First of all, observe that if you take $S^4$ and glue to it by two antipodal points two copies of $S^5$ you will obtain $S^5\vee S^4 \vee S^5$. Indeed you can just contract path between these two antipodal points obtaining homotopy equivalent space.
If you understand this, then you can simply take a quotient space by the antipodal map on $S^4.$ It identifies two copies of $S^5$ and on $S^4$ gives $\mathbb{R}P^4$ (you can see this directly from the definition of $\mathbb{R}P^4$ as a set of lines in $\mathbb{R}^5$).

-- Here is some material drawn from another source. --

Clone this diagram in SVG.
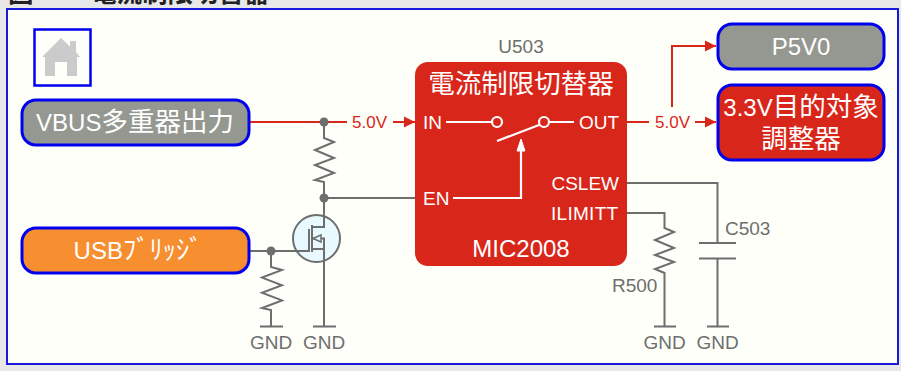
<svg xmlns="http://www.w3.org/2000/svg" width="901" height="371" viewBox="0 0 901 371">
<style>
text{font-family:"Liberation Sans","Noto Sans CJK JP",sans-serif}
.nb{stroke:#0000ee;stroke-width:3}
.w{fill:#fff;font-size:19px}
.wt{fill:#fff;font-size:24px;text-anchor:middle}
.cj{font-size:26.5px}
.g{fill:#6d6e6e;font-size:19px}
.r{fill:#d9261a;font-size:17px}
.gl{fill:none;stroke:#6d6e6e;stroke-width:2}
.rl{fill:none;stroke:#d9261a;stroke-width:2}
.wl{fill:none;stroke:#fff;stroke-width:2.2}
</style>
<defs>
<marker id="ar" markerUnits="userSpaceOnUse" markerWidth="12" markerHeight="12" refX="11" refY="6" orient="auto"><path d="M0 0.5L11 6L0 11.500Z" fill="#d9261a"/></marker>
</defs>
<rect width="901" height="371" fill="#e8e8e8"/>
<text x="8" y="2" font-size="25.500" font-weight="bold" fill="#222">図</text>
<text x="91" y="2" font-size="25.500" font-weight="bold" fill="#222">電流制限切替器</text>
<rect x="7" y="9" width="891" height="355" fill="#fffff9" stroke="#1a1add" stroke-width="2"/>
<g id="home"><rect x="34.500" y="29.500" width="56" height="56" fill="#fffff9" stroke="#0000ee" stroke-width="2.500"/>
<path d="M42 57L61 38L70 46.500V41H76V52L80 57H77V76H67V62H55V76H45V57Z" fill="#cbcbcb"/></g>
<g id="connectors">
<path class="rl" d="M249 122H347"/>
<path class="rl" d="M393 122H415" marker-end="url(#ar)"/>
<text class="r" x="352" y="128">5.0V</text>
<path class="gl" d="M324 122V138L334 142L315 150L334 158L315 165L334 173L315 180L324 182V227H312M324 227V217M324 238.500V326"/>
<path class="gl" d="M324 198H415"/>
<circle cx="324" cy="122" r="4.500" fill="#6d6e6e"/><circle cx="324" cy="198" r="4.500" fill="#6d6e6e"/>
<path class="gl" d="M249 251H309"/>
<circle cx="271" cy="251" r="4.500" fill="#6d6e6e"/>
<path class="gl" d="M271 251V267L282 270L262 277.600L282 285.200L262 292.800L282 300.400L262 308L271 310V326M260 326.500H283M313 326.500H336"/>
<path class="rl" d="M627 122H649"/>
<path class="rl" d="M695 122H716" marker-end="url(#ar)"/>
<text class="r" x="655" y="128">5.0V</text>
<path class="rl" d="M672 107V46H716" marker-end="url(#ar)"/>
<path class="gl" d="M627 183H717.500V243M699 243H736M699 258.500H736M717.500 258.500V326M707 326.500H729"/>
<path class="gl" d="M627 213H664.500V228L674 232L655 240L674 248L655 255L674 262L655 269L664.500 273V326M654 326.500H676"/>
</g>
<g id="mosfet"><circle cx="316.500" cy="238.500" r="23.500" fill="#e8faff" stroke="#6d6e6e" stroke-width="2"/>
<path class="gl" d="M287 251H309V229M312 225V252M312 227H324V215M312 238.500H324V262M312 249H324"/>
<path d="M313 238.500L321 235V242Z" fill="#e8faff" stroke="#6d6e6e" stroke-width="1.500"/></g>
<g id="vbus"><rect x="22" y="100" width="227" height="45" rx="14" fill="#959890" class="nb"/><text class="wt" x="135" y="131">VBUS<tspan class="cj">多重器出力</tspan></text></g>
<g id="usb"><rect x="22" y="228" width="227" height="45" rx="14" fill="#f78e2f" class="nb"/><text class="wt" x="138" y="259">USB<tspan class="cj">ﾌﾞﾘｯｼﾞ</tspan></text></g>
<g id="p5v0"><rect x="718" y="24" width="166" height="45" rx="14" fill="#959890" class="nb"/><text class="wt" x="801" y="55">P5V0</text></g>
<g id="reg"><rect x="718" y="85" width="166" height="75" rx="14" fill="#d9261a" class="nb"/><text class="wt" x="801" y="116">3.3V<tspan class="cj">目的対象</tspan></text><text class="wt cj" x="801" y="148">調整器</text></g>
<g id="u503">
<text class="g" x="521" y="53" text-anchor="middle">U503</text>
<rect x="415" y="62" width="212" height="204" rx="13" fill="#d9261a"/>
<text class="wt cj" x="521" y="93">電流制限切替器</text>
<text class="w" x="423" y="129">IN</text><text class="w" x="423" y="205">EN</text>
<text class="w" x="619" y="129" text-anchor="end">OUT</text>
<text class="w" x="619" y="190" text-anchor="end">CSLEW</text>
<text class="w" x="618.500" y="220" text-anchor="end" letter-spacing="0.300">ILIMITT</text>
<text x="521" y="257" fill="#fff" font-size="24" text-anchor="middle">MIC2008</text>
<path class="wl" d="M446 122H492M550 122H574M497 141L539 125M453 198H521V145"/>
<circle cx="497" cy="122" r="5" fill="#d9261a" stroke="#fff" stroke-width="2.200"/>
<circle cx="544" cy="122" r="5" fill="#d9261a" stroke="#fff" stroke-width="2.200"/>
<path d="M521 139L517 151H525Z" fill="#fff" stroke="#fff"/>
</g>
<g id="labels">
<text class="g" x="725" y="235">C503</text><text class="g" x="612" y="292">R500</text>
<text class="g" x="271" y="349" text-anchor="middle">GND</text><text class="g" x="324" y="349" text-anchor="middle">GND</text>
<text class="g" x="664.500" y="349" text-anchor="middle">GND</text><text class="g" x="717.500" y="349" text-anchor="middle">GND</text>
</g>
</svg>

Thus $S^5\vee S^4 \vee S^5$ is indeed a 2-sheeted cover of $\mathbb{R}P^4\vee S^5.$
Now we only need to compute some homotopy invariant that differs on these two spaces. And as you've said we can take $\pi_4.$
To compute $\pi_4$ observe that it is the same as $\pi_4(S^5)$ (since it is its universal cover) and thus is zero (by cellular approximation theorem). On the other hand $\pi_4(\mathbb{R}P^4\vee S^5)\cong\pi_4(S^5\vee S^4 \vee S^5)\cong\pi_4(S^4)\cong\mathbb{Z}.$ Where $\pi_4(\mathbb{R}P^4\vee S^5)\cong\pi_4(S^5\vee S^4 \vee S^5)$ because higher homotopy groups of covering space and base space are isomorphic. Next two equalities again follow from cellular approximation theorem. And the last equality is actually quite hard and requires Freudenthal suspension theorem. Thus we conclude that spaces are not homotopy equivalent.

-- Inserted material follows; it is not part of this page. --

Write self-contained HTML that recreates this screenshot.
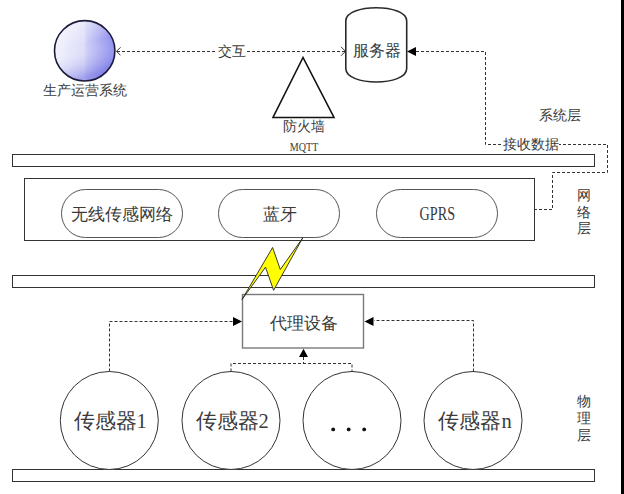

As for your question of why we should take precisely $\pi_4$ and not some other homotopy group the answer is because we can compute it and it is different.
For example, $\pi_3$ of both spaces is trivial by cellular approximation theorem for universal covering spaces. We can take $\pi_5$ and it will be different, but the computation is far more difficult. In fact, computing higher homotopy groups of a wedge of spaces is generally (and even for spheres) an incredibly hard problem see for example this answer.